By Amita Sharma
Apr 29, 2015
Sorrentino’s Pizza owner Patrick Quinn is tired of watching the energy bill at his San Diego restaurant go up each month.
“In 2011, 2012, May or June, the bill ran $1,390 or $1,400,” Quinn said. “This past year, it was running $2,230, $2,250.”
Quinn said he’s tried to cut his energy consumption by closing his Clairemont Mesa Boulevard restaurant from 3 p.m. to 4 p.m. each day. He turned off his ovens. He even shut down the pilot lights. But he said his energy bill actually increased — by a dollar.
“What are you going to do?” he said. “We’re slaves to the utility industry.”
The San Diego businessman’s rhetoric is stronger than most, but other consumers and advocates in San Diego also are frustrated with utility companies and their regulators. In recent weeks, investigations have turned up evidence of private deal-making between Southern California Edison and some members of the California Public Utilities Commission. The utility owns most of the San Onofre Nuclear Generating Station, which had to shut down one year after faulty steam generators at the plant caused a small radioactive leak.
The utility and the regulator struck a deal on a settlement. The result: no investigation into the failure of the steam generators at the San Onofre nuclear power plant, and ratepayers will pay for most of the $4.7 billion settlement. But that settlement is being questioned, now that details have emerged about its origins.
Restaurant owner Quinn calls that settlement illegitimate because the Public Utilities Commission allowed it without a full investigation of who was responsible for the plant’s failure and who should be held accountable.
“Where do we find accountability?” Quinn said. “The steam generators — why did they fail? These are simple questions that should be asked.”
The questions have been asked, but answers have been slow to come.
‘I’m not here to answer your questions’
Last May, former PUC President Michael Peevey was still a powerful bureaucrat unaccustomed to being challenged at regulatory hearings.
But attorney Mike Aguirre wanted to know just how did the PUC reach a $4.7 billion settlement with little public input.
Aguirre, San Diego’s former city attorney, asked Peevey at a meeting how many times he had talked privately with executives from San Onofre’s majority owner, Southern California Edison. Peevey, a former Edison executive, wasn’t having it.

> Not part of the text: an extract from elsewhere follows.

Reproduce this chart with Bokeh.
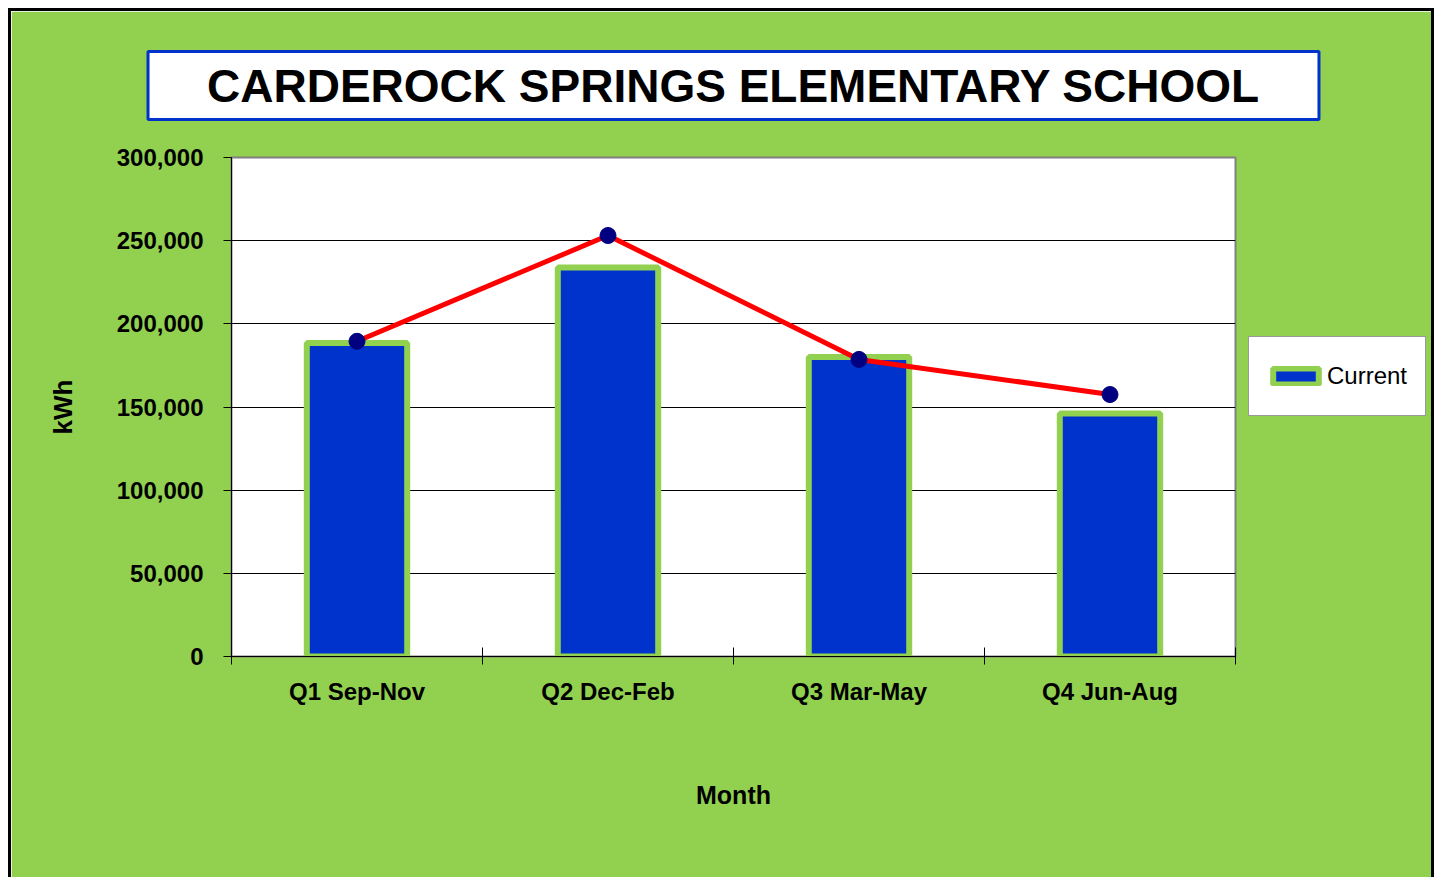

“I’m not here to answer your goddamn questions,” Peevey yelled from the Public Utilities Commission dais. “Now shut up! Shut up!”
Recently, Aguirre reflected on Peevey’s outburst.
“He really blew up and, of course, now we know why,” said Aguirre, who in November sued to have the settlement set aside.
Peevey stepped down from the PUC in December after the release of emails showing he maintained close contact with Pacific Gas and Electric executives following the 2010 gas pipeline explosion in San Bruno that killed eight people. In the emails, Peevey offered public relations counsel and discussed rate setting, among other topics.
The Poland conversation
One year before Peevey’s blowup, in 2013, he met with Southern California Edison executive Stephen Pickett at the opulent Hotel Bristol in Warsaw, Poland. There, they discussed a framework for a settlement agreement on San Onofre.
That Poland meeting came to light only this year, after state investigators found notes about San Onofre’s defective replacement steam generators on Hotel Bristol stationery during a search of Peevey’s home in January. PUC officials and utility executives are the target of federal and state probes for alleged inappropriate contact and possible influence-peddling.
Edison never reported the secret meeting to the PUC as required, until after U-T San Diego published a story about the seized notes.
The company explained the 23-month delay by characterizing the Poland conversation as an “update” on San Onofre that was “permissible and not reportable.” But the company goes on to say it now appears Pickett may have crossed into substantive communication.